Tourism is so lucrative that the city has attracted many souvenir-store owners from other parts of China, including the famous city of Yiwu, Zhejiang Province. Guides told us not to enter stores with signs only in Russian (Cyrillic ) since they are intended for foreigners only and the prices are more expensive. Some owners may refuse to sell to Chinese. Stores with signs in both languages are intended for visitors from all countries.
The guide told us that in 2006 and 2007, at the city's busiest, a train crossed the border every 10 minutes, mostly carrying wood and coal in bilateral trade (China selling wood from its Greater Hinggan Range).
The trade slowed in the global economic downturn in 2008. Today trains cross about every hour.
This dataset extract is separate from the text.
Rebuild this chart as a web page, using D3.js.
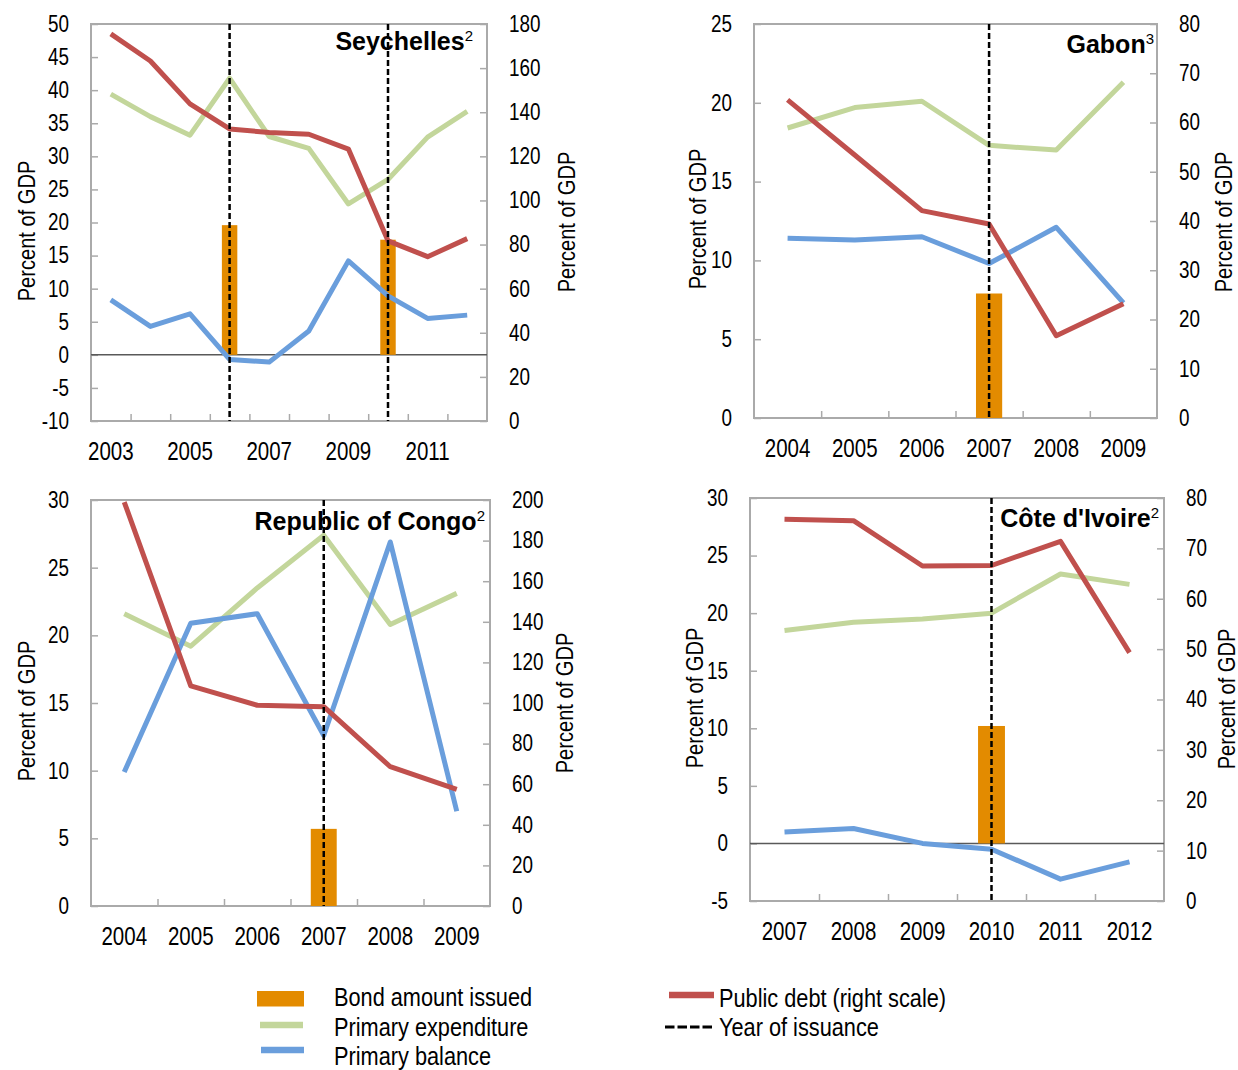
<!DOCTYPE html>
<html>
<head>
<meta charset="utf-8">
<script src="https://cdn.jsdelivr.net/npm/d3@7"></script>
<style>
  html, body { margin: 0; padding: 0; background: #ffffff; }
  svg { display: block; }
</style>
</head>
<body>
<script>
// ---------- Data (percent of GDP) ----------
// Seychelles
const seyYears = ['2003','2004','2005','2006','2007','2008','2009','2010','2011','2012'];
const seyExpenditure = [39.4, 36.0, 33.2, 41.8, 33.0, 31.2, 22.8, 26.5, 32.9, 36.8];
const seyBalance = [8.3, 4.3, 6.2, -0.7, -1.1, 3.6, 14.2, 8.9, 5.5, 6.0];
const seyDebt = [175.5, 163.2, 143.8, 132.4, 130.8, 130.0, 123.3, 81.7, 74.5, 82.7];
const seyBondYears = ['2006','2010'];
const seyBond = [19.6, 17.4];
const seyLeftTicks = [-10, -5, 0, 5, 10, 15, 20, 25, 30, 35, 40, 45, 50];
const seyRightTicks = [0, 20, 40, 60, 80, 100, 120, 140, 160, 180];

// Gabon
const gabYears = ['2004','2005','2006','2007','2008','2009'];
const gabExpenditure = [18.4, 19.7, 20.1, 17.3, 17.0, 21.3];
const gabBalance = [11.4, 11.3, 11.5, 9.8, 12.1, 7.3];
const gabDebt = [64.6, 53.4, 42.1, 39.4, 16.7, 23.2];
const gabBondYears = ['2007'];
const gabBond = [7.9];
const gabLeftTicks = [0, 5, 10, 15, 20, 25];
const gabRightTicks = [0, 10, 20, 30, 40, 50, 60, 70, 80];

// Republic of Congo
const cogYears = ['2004','2005','2006','2007','2008','2009'];
const cogExpenditure = [21.6, 19.2, 23.5, 27.4, 20.8, 23.1];
const cogBalance = [9.9, 20.9, 21.6, 12.6, 26.9, 7.0];
const cogDebt = [199.0, 108.4, 98.9, 98.2, 68.6, 57.5];
const cogBondYears = ['2007'];
const cogBond = [5.7];
const cogLeftTicks = [0, 5, 10, 15, 20, 25, 30];
const cogRightTicks = [0, 20, 40, 60, 80, 100, 120, 140, 160, 180, 200];

// Côte d'Ivoire
const civYears = ['2007','2008','2009','2010','2011','2012'];
const civExpenditure = [18.5, 19.2, 19.5, 20.0, 23.4, 22.5];
const civBalance = [1.0, 1.3, 0.0, -0.5, -3.1, -1.6];
const civDebt = [75.8, 75.5, 66.5, 66.6, 71.4, 49.3];
const civBondYears = ['2010'];
const civBond = [10.2];
const civLeftTicks = [-5, 0, 5, 10, 15, 20, 25, 30];
const civRightTicks = [0, 10, 20, 30, 40, 50, 60, 70, 80];

const legendLeft = ['Bond amount issued', 'Primary expenditure', 'Primary balance'];
const legendRight = ['Public debt (right scale)', 'Year of issuance'];

// ---------- Styling ----------
const W = 1238, H = 1070;
const ORANGE = '#e38b00';
const GREEN = '#c3d69b';
const BLUE = '#6a9edc';
const RED = '#c0504d';
const FRAME = '#aaaaaa';
const ZERO = '#595959';

const svg = d3.select('body').append('svg')
  .attr('width', W).attr('height', H)
  .attr('viewBox', `0 0 ${W} ${H}`);

// Use a condensed face when one is installed; otherwise compress regular glyphs.
const probe = svg.append('text').attr('font-size', 20).text('Percent of GDP 2003');
probe.attr('font-family', '"Liberation Sans Narrow"');
const wNarrow = probe.node().getComputedTextLength();
probe.attr('font-family', '"Liberation Sans"');
const wRegular = probe.node().getComputedTextLength();
probe.remove();
const hasNarrow = wNarrow < wRegular * 0.9;
const NARROW = hasNarrow
  ? '"Liberation Sans Narrow", "Arial Narrow", sans-serif'
  : '"Liberation Sans", Arial, sans-serif';
const REGULAR = '"Liberation Sans", Arial, Helvetica, sans-serif';

function condense(sel) {
  if (hasNarrow) return;
  sel.each(function () {
    const w = this.getComputedTextLength();
    if (w > 0) {
      this.setAttribute('textLength', (w * 0.82).toFixed(2));
      this.setAttribute('lengthAdjust', 'spacingAndGlyphs');
    }
  });
}

// ---------- Panels ----------
const panels = [
  {
    title: 'Seychelles', sup: '2',
    years: seyYears, exp: seyExpenditure, bal: seyBalance, debt: seyDebt,
    bondYears: seyBondYears, bond: seyBond,
    leftTicks: seyLeftTicks, rightTicks: seyRightTicks,
    box: [91, 24, 487, 421], labelEvery: 2,
    titlePos: [473, 50], leftTitle: [26, 231], rightTitle: [566, 222]
  },
  {
    title: 'Gabon', sup: '3',
    years: gabYears, exp: gabExpenditure, bal: gabBalance, debt: gabDebt,
    bondYears: gabBondYears, bond: gabBond,
    leftTicks: gabLeftTicks, rightTicks: gabRightTicks,
    box: [754, 24, 1157, 418], labelEvery: 1,
    titlePos: [1154, 53], leftTitle: [697, 219], rightTitle: [1223, 222]
  },
  {
    title: 'Republic of Congo', sup: '2',
    years: cogYears, exp: cogExpenditure, bal: cogBalance, debt: cogDebt,
    bondYears: cogBondYears, bond: cogBond,
    leftTicks: cogLeftTicks, rightTicks: cogRightTicks,
    box: [91, 500, 490, 906], labelEvery: 1,
    titlePos: [485, 530], leftTitle: [26, 711], rightTitle: [564, 703]
  },
  {
    title: "Côte d'Ivoire", sup: '2',
    years: civYears, exp: civExpenditure, bal: civBalance, debt: civDebt,
    bondYears: civBondYears, bond: civBond,
    leftTicks: civLeftTicks, rightTicks: civRightTicks,
    box: [750, 498, 1164, 901], labelEvery: 1,
    titlePos: [1159, 527], leftTitle: [694, 698], rightTitle: [1226, 699]
  }
];

function styleTicks(axisG, fontSize) {
  axisG.select('.domain').remove();
  axisG.selectAll('.tick line').attr('stroke', FRAME).attr('stroke-width', 1.5);
  axisG.selectAll('.tick text')
    .attr('font-family', NARROW)
    .attr('font-size', fontSize)
    .attr('fill', '#000');
}

function drawPanel(p) {
  const [x0, y0, x1, y1] = p.box;
  const g = svg.append('g');

  const x = d3.scaleBand().domain(p.years).range([x0, x1]);
  const bw = x.bandwidth();
  const cx = d => x(d) + bw / 2;
  const yL = d3.scaleLinear().domain([p.leftTicks[0], p.leftTicks[p.leftTicks.length - 1]]).range([y1, y0]);
  const yR = d3.scaleLinear().domain([p.rightTicks[0], p.rightTicks[p.rightTicks.length - 1]]).range([y1, y0]);

  // plot frame
  g.append('rect')
    .attr('x', x0).attr('y', y0)
    .attr('width', x1 - x0).attr('height', y1 - y0)
    .attr('fill', 'none').attr('stroke', FRAME).attr('stroke-width', 2);

  // left axis
  const la = g.append('g').attr('transform', `translate(${x0},0)`)
    .call(d3.axisLeft(yL).tickValues(p.leftTicks).tickSize(-7).tickPadding(22).tickFormat(d => String(d)));
  styleTicks(la, 23);
  condense(la.selectAll('.tick text'));

  // right axis
  const ra = g.append('g').attr('transform', `translate(${x1},0)`)
    .call(d3.axisRight(yR).tickValues(p.rightTicks).tickSize(-7).tickPadding(22).tickFormat(d => String(d)));
  styleTicks(ra, 23);
  condense(ra.selectAll('.tick text'));

  // category labels
  const xa = g.append('g').attr('transform', `translate(0,${y1})`)
    .call(d3.axisBottom(x).tickValues(p.years.filter((d, i) => i % p.labelEvery === 0)).tickSize(0).tickPadding(0));
  styleTicks(xa, 25);
  xa.selectAll('.tick text').attr('y', 39).attr('dy', null);
  condense(xa.selectAll('.tick text'));

  // tick marks between categories
  const xi = d3.scaleLinear().domain([0, p.years.length]).range([x0, x1]);
  const xt = g.append('g').attr('transform', `translate(0,${y1})`)
    .call(d3.axisBottom(xi).tickValues(d3.range(1, p.years.length)).tickSize(-7).tickFormat(''));
  styleTicks(xt, 10);

  // zero line
  if (p.leftTicks[0] < 0) {
    g.append('line')
      .attr('x1', x0).attr('x2', x1)
      .attr('y1', yL(0)).attr('y2', yL(0))
      .attr('stroke', ZERO).attr('stroke-width', 1.5);
  }

  // bond issuance bars
  const bonds = p.bondYears.map((yr, i) => ({ yr, v: p.bond[i] }));
  g.selectAll('rect.bond').data(bonds).join('rect')
    .attr('class', 'bond')
    .attr('x', d => cx(d.yr) - bw * 0.195)
    .attr('width', bw * 0.39)
    .attr('y', d => yL(d.v))
    .attr('height', d => yL(0) - yL(d.v))
    .attr('fill', ORANGE);

  // series lines
  const lineL = d3.line().x((d, i) => cx(p.years[i])).y(d => yL(d));
  const lineR = d3.line().x((d, i) => cx(p.years[i])).y(d => yR(d));
  const series = [
    { vals: p.exp, gen: lineL, color: GREEN },
    { vals: p.bal, gen: lineL, color: BLUE },
    { vals: p.debt, gen: lineR, color: RED }
  ];
  g.selectAll('path.series').data(series).join('path')
    .attr('class', 'series')
    .attr('d', d => d.gen(d.vals))
    .attr('fill', 'none')
    .attr('stroke', d => d.color)
    .attr('stroke-width', 5)
    .attr('stroke-linejoin', 'round');

  // year of issuance
  g.selectAll('line.issue').data(p.bondYears).join('line')
    .attr('class', 'issue')
    .attr('x1', d => cx(d)).attr('x2', d => cx(d))
    .attr('y1', y0).attr('y2', y1)
    .attr('stroke', '#000').attr('stroke-width', 2.5)
    .attr('stroke-dasharray', '6,3');

  // panel title
  const t = g.append('text')
    .attr('x', p.titlePos[0]).attr('y', p.titlePos[1])
    .attr('text-anchor', 'end')
    .attr('font-family', REGULAR)
    .attr('fill', '#000');
  t.append('tspan').attr('font-size', 25).attr('font-weight', 'bold').text(p.title);
  t.append('tspan').attr('font-size', 15).attr('dy', -9).text(p.sup);

  // axis titles
  [p.leftTitle, p.rightTitle].forEach(pos => {
    const at = g.append('text')
      .attr('transform', `translate(${pos[0]},${pos[1]}) rotate(-90)`)
      .attr('text-anchor', 'middle')
      .attr('dominant-baseline', 'central')
      .attr('font-family', NARROW)
      .attr('font-size', 24.5)
      .attr('fill', '#000')
      .text('Percent of GDP');
    condense(at);
  });
}

panels.forEach(drawPanel);

// ---------- Legend ----------
const lg = svg.append('g');
lg.append('rect').attr('x', 257).attr('y', 991).attr('width', 47).attr('height', 15.5).attr('fill', ORANGE);
lg.append('line').attr('x1', 260).attr('x2', 303).attr('y1', 1025).attr('y2', 1025)
  .attr('stroke', GREEN).attr('stroke-width', 6.5);
lg.append('line').attr('x1', 261).attr('x2', 304).attr('y1', 1050).attr('y2', 1050)
  .attr('stroke', BLUE).attr('stroke-width', 6.5);
lg.append('line').attr('x1', 669).attr('x2', 714).attr('y1', 995).attr('y2', 995)
  .attr('stroke', RED).attr('stroke-width', 6.5);
lg.append('line').attr('x1', 665).attr('x2', 714).attr('y1', 1027).attr('y2', 1027)
  .attr('stroke', '#000').attr('stroke-width', 3).attr('stroke-dasharray', '9.5,3');

const leftBase = [1006, 1036, 1065];
const rightBase = [1006.5, 1036];
lg.selectAll('text.ll').data(legendLeft).join('text')
  .attr('class', 'll')
  .attr('x', 334).attr('y', (d, i) => leftBase[i])
  .attr('font-family', NARROW).attr('font-size', 26.5).attr('fill', '#000')
  .text(d => d);
lg.selectAll('text.lr').data(legendRight).join('text')
  .attr('class', 'lr')
  .attr('x', 719).attr('y', (d, i) => rightBase[i])
  .attr('font-family', NARROW).attr('font-size', 26.5).attr('fill', '#000')
  .text(d => d);
condense(lg.selectAll('text'));
</script>
</body>
</html>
The downtown is so prosperous it can be called a metropolis, with striking night scenes of glittering lights. It's planned in an orderly street grid. Planners gave themes to each of a few major avenues and renovated buildings to match the names: Russia has an onion-dome, and other buildings are baroque, Italian and French.
Matryoshka (colorful nested dolls) Square is filled with matryoshka sculpture of all kinds and sizes. At night it's lighted up, creating a fairy-tale ambience.
Around three hours' drive from Hailar District is the Shiwei Russian Ethnic Township, selected as one of China's 10 Charming Towns by China Central Television in 2005.
The town of around 1,800 residents is separated from Russia by the Argun River. Around 63 percent of the population are of mixed Chinese and Russian heritage. The main attraction is a Russian-style dinner and performances by Russian dancers.
Visitors can take a cruise along the Argun River where a Russian town is visible in the distance. More tourists are arriving and many wooden inns were under construction to provide accommodation.
Ergun City also contains a wetland park, with an undisturbed national eco-system.